The Supreme Court in Brno came out on Tuesday in favour of the higher court’s stand, ruling that the shots fired at the escapees amounted to attempted murder. And that will set the tone for how similar such cases will now be approached by Czech courts in the future. In short, the court said that the taking of a life - or attempt to do so – can in no way be counterbalanced by the theft of personal property. The ordinary theft of property, the Supreme Court said, did not cause serious distress or agitation – a condition required for a homicide to be considered manslaughter. The court’s spokesman is Petr Knotig:

“In cases of manslaughter you have to have a factor of sudden fear or high distress, a fearing for life and property leading to self-defence.”

As a result, the Supreme Court’s ruling will not apply to armed robberies or burglaries or when perpetrators threaten others with violence.

But the ruling has stirred up a hornet’s nest in the legal community. Some say that drawing the line between homicide and manslaughter is not always as clear cut as the Supreme Court ruling seems to suggest. Czech lawyer Jaroslav Ortman spoke to Czech TV:

“I think that the court has to approach individual cases ad hoc, case by case. It’s not possible to say in general in all cases it will always be ‘murder’. I’m convinced of that.”

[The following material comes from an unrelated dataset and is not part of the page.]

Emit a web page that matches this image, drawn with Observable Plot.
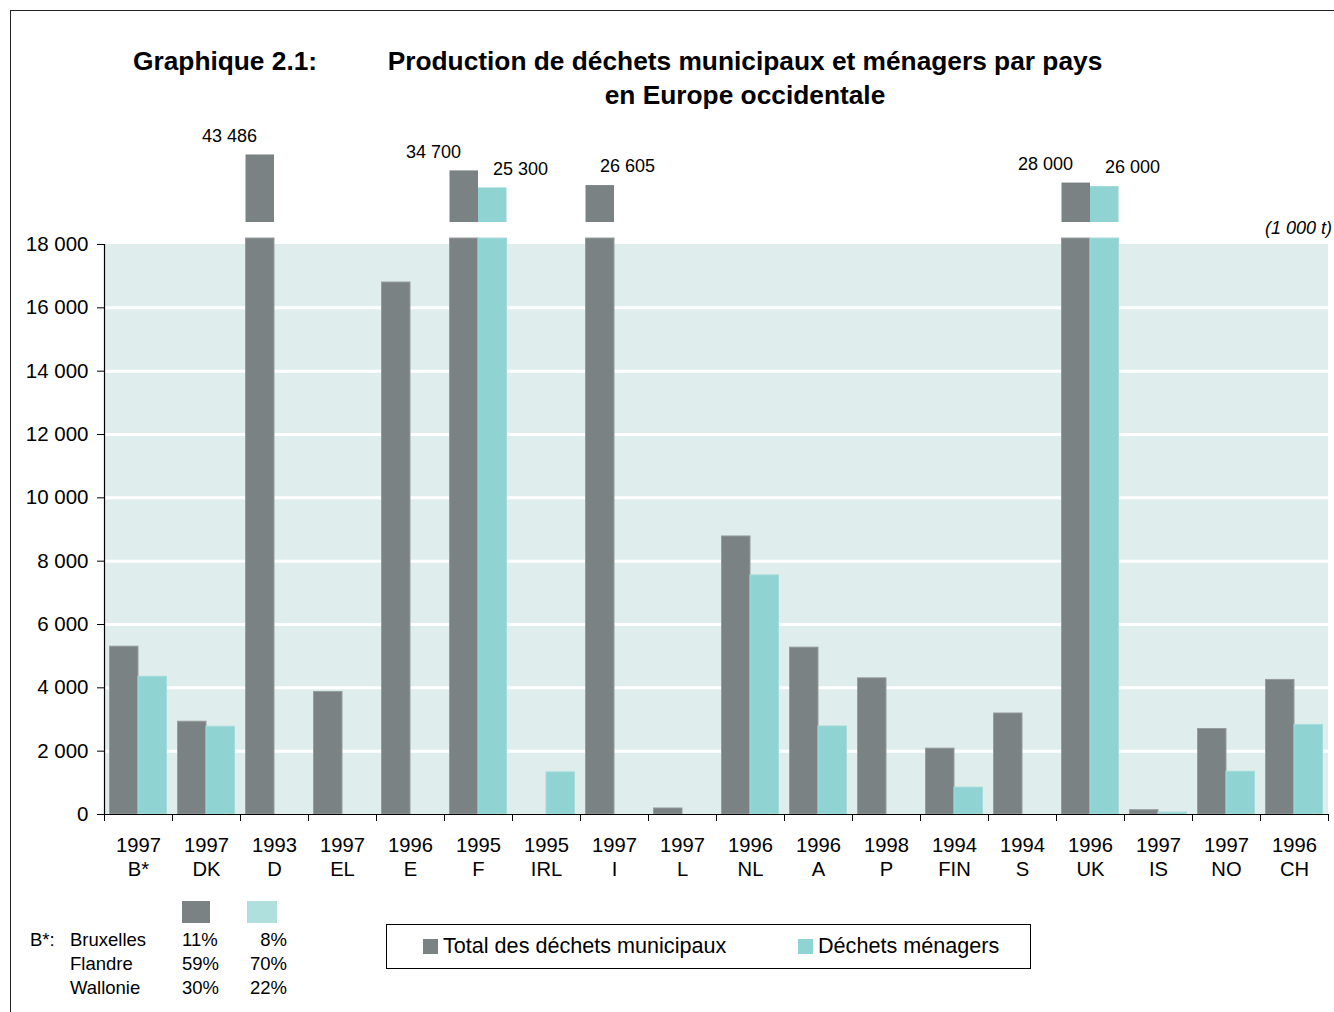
<!DOCTYPE html>
<html>
<head>
<meta charset="utf-8">
<script src="https://cdn.jsdelivr.net/npm/d3@7"></script>
<script src="https://cdn.jsdelivr.net/npm/@observablehq/plot@0.6"></script>
<style>
  body { margin:0; width:1334px; height:1012px; position:relative; overflow:hidden; background:#fff;
         font-family:"Liberation Sans", Arial, sans-serif; color:#000; }
  .abs { position:absolute; }
  #border { left:10px; top:10px; width:1400px; height:1100px; border-left:1.5px solid #222; border-top:1.5px solid #222; }
  #title { left:133px; top:44px; font-weight:bold; font-size:26.3px; line-height:34px; white-space:nowrap; }
  #title2 { left:385px; top:44px; width:720px; text-align:center; font-weight:bold; font-size:26.3px; line-height:34px; white-space:nowrap; }
  #unit { right:2px; top:216px; font-style:italic; font-size:18px; line-height:24px; }
  #chart { left:0; top:120px; }
  #legend { left:386px; top:924px; width:643px; height:43px; border:1px solid #000; font-size:21.6px; }
  .litem { position:absolute; top:-1px; line-height:43px; white-space:nowrap; }
  .lsw { display:inline-block; width:15px; height:15px; margin-right:5px; vertical-align:-1px; }
  #note { left:0; top:0; font-size:18.5px; }
  .ncell { position:absolute; line-height:24px; white-space:nowrap; }
</style>
</head>
<body>
<div id="border" class="abs"></div>
<div id="title" class="abs">Graphique 2.1:</div>
<div id="title2" class="abs">Production de déchets municipaux et ménagers par pays<br>en Europe occidentale</div>
<div id="unit" class="abs">(1 000 t)</div>
<div id="chart" class="abs"></div>
<div id="legend" class="abs"></div>
<div id="note" class="abs"></div>
<script>
// ---------------- data ----------------
const categories = ["B*","DK","D","EL","E","F","IRL","I","L","NL","A","P","FIN","S","UK","IS","NO","CH"];
const years      = ["1997","1997","1993","1997","1996","1995","1995","1997","1997","1996","1996","1998","1994","1994","1996","1997","1997","1996"];
const totalWaste     = [5300, 2930, 43486, 3870, 16800, 34700, null, 26605, 190, 8780, 5270, 4300, 2080, 3190, 28000, 135, 2700, 4250];
const householdWaste = [4350, 2770, null,  null, null,  25300, 1330, null,  null, 7550, 2780, null, 850,  null, 26000, 60,  1350, 2830];
const yTicks = [0, 2000, 4000, 6000, 8000, 10000, 12000, 14000, 16000, 18000];
const seriesNames = ["Total des déchets municipaux", "Déchets ménagers"];
const noteRegions = ["Bruxelles", "Flandre", "Wallonie"];
const noteTotalShare = ["11%", "59%", "30%"];
const noteHouseholdShare = ["8%", "70%", "22%"];

// ---------------- config ----------------
const GRAY = "#7b8283", CYAN = "#8fd3d3", BG = "#dfeeed";
const axisMax = 18000;        // top of the continuous axis
const clipTop = 18136;        // lower part of broken bars
const breakBase = 18500;      // base of the upper (broken) segments
const fmt = v => d3.format(",")(v).replace(/,/g, " ");

const rows = categories.map((c, i) => ({i, cat: c, year: years[i], total: totalWaste[i], home: householdWaste[i]}));
const totRows = rows.filter(d => d.total != null);
const homeRows = rows.filter(d => d.home != null);

const chart = Plot.plot({
  width: 1334,
  height: 770,
  marginLeft: 104,
  marginRight: 6,
  marginTop: 20,
  marginBottom: 76,
  style: {fontFamily: "'Liberation Sans', Arial, sans-serif", fontSize: "20.5px", color: "#000", background: "transparent", overflow: "visible"},
  x: {type: "linear", domain: [0, categories.length], ticks: d3.range(categories.length + 1), tickFormat: () => "", tickSize: 7, label: null},
  y: {type: "linear", domain: [0, axisMax, breakBase, 25000, 45000], range: [694, 124, 102, 68, 31.7],
      ticks: yTicks, tickFormat: fmt, tickSize: 7, tickPadding: 9, label: null},
  marks: [
    Plot.rect([axisMax], {x1: 0, x2: categories.length, y1: 0, y2: d => d, fill: BG}),
    Plot.ruleY(yTicks.filter(t => t > 0 && t < axisMax), {stroke: "#fff", strokeWidth: 3}),
    // lower bars
    Plot.rectY(totRows, {x1: d => d.i, x2: d => d.i + 0.5, y1: 0, y2: d => Math.min(d.total, clipTop),
      fill: GRAY, stroke: "#979c9d", strokeWidth: 1, insetLeft: 5.5}),
    Plot.rectY(homeRows, {x1: d => d.i + 0.5, x2: d => d.i + 1, y1: 0, y2: d => Math.min(d.home, clipTop),
      fill: CYAN, stroke: "#a6dcdb", strokeWidth: 1, insetRight: 5.5}),
    // upper (broken) segments
    Plot.rectY(totRows.filter(d => d.total > axisMax), {x1: d => d.i, x2: d => d.i + 0.5, y1: breakBase, y2: d => d.total,
      fill: GRAY, insetLeft: 5.5}),
    Plot.rectY(homeRows.filter(d => d.home > axisMax), {x1: d => d.i + 0.5, x2: d => d.i + 1, y1: breakBase, y2: d => d.home,
      fill: CYAN, insetRight: 5.5}),
    // value labels of broken bars
    Plot.text(totRows.filter(d => d.total > axisMax && d.cat !== "I"), {x: d => d.i + 0.25, y: d => d.total, text: d => fmt(d.total),
      dy: -19, dx: -28, fontSize: 18}),
    Plot.text(totRows.filter(d => d.total > axisMax && d.cat === "I"), {x: d => d.i + 0.25, y: d => d.total, text: d => fmt(d.total),
      dy: -19, dx: 30, fontSize: 18}),
    Plot.text(homeRows.filter(d => d.home > axisMax), {x: d => d.i + 0.75, y: d => d.home, text: d => fmt(d.home),
      dy: -19, dx: 25, fontSize: 18}),
    // axes lines
    Plot.ruleY([0], {stroke: "#000", strokeWidth: 1.2}),
    Plot.ruleX([0], {y1: 0, y2: axisMax, stroke: "#000", strokeWidth: 1.2}),
    // category labels
    Plot.text(rows, {x: d => d.i + 0.5, y: 0, text: "year", dy: 31, fontSize: 20.2}),
    Plot.text(rows, {x: d => d.i + 0.5, y: 0, text: "cat", dy: 55, fontSize: 20.2})
  ]
});
document.getElementById("chart").appendChild(chart);

// legend
const legend = document.getElementById("legend");
[[seriesNames[0], GRAY, 36], [seriesNames[1], CYAN, 411]].forEach(([name, col, left]) => {
  const it = document.createElement("div");
  it.className = "litem";
  it.style.left = left + "px";
  it.innerHTML = `<span class="lsw" style="background:${col}"></span>${name}`;
  legend.appendChild(it);
});

// B* note
const note = document.getElementById("note");
function cell(text, left, top, align, width) {
  const d = document.createElement("div");
  d.className = "ncell";
  d.textContent = text;
  d.style.top = top + "px";
  if (align === "right") { d.style.left = (left - width) + "px"; d.style.width = width + "px"; d.style.textAlign = "right"; }
  else d.style.left = left + "px";
  note.appendChild(d);
}
const sq1 = document.createElement("div");
sq1.style.cssText = `position:absolute;left:182px;top:901px;width:28px;height:22px;background:${GRAY}`;
const sq2 = document.createElement("div");
sq2.style.cssText = `position:absolute;left:247px;top:901px;width:30px;height:22px;background:#b0e0de`;
note.appendChild(sq1); note.appendChild(sq2);
cell("B*:", 30, 928);
noteRegions.forEach((r, k) => {
  const top = 928 + k * 24;
  cell(r, 70, top);
  cell(noteTotalShare[k], 182, top);
  cell(noteHouseholdShare[k], 287, top, "right", 60);
});
</script>
</body>
</html>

Other specialists agree, including court psychologists who point out that the conditions of high distress vary from individual to individual and can be difficult to gauge. They warn that in some incidents it will be difficult to firmly assess whether someone killed another right or wrongly, saying they might easily have felt their life was in danger, even when it was not. That is something that individuals courts, despite Tuesday’s binding ruling, will still have to evaluate.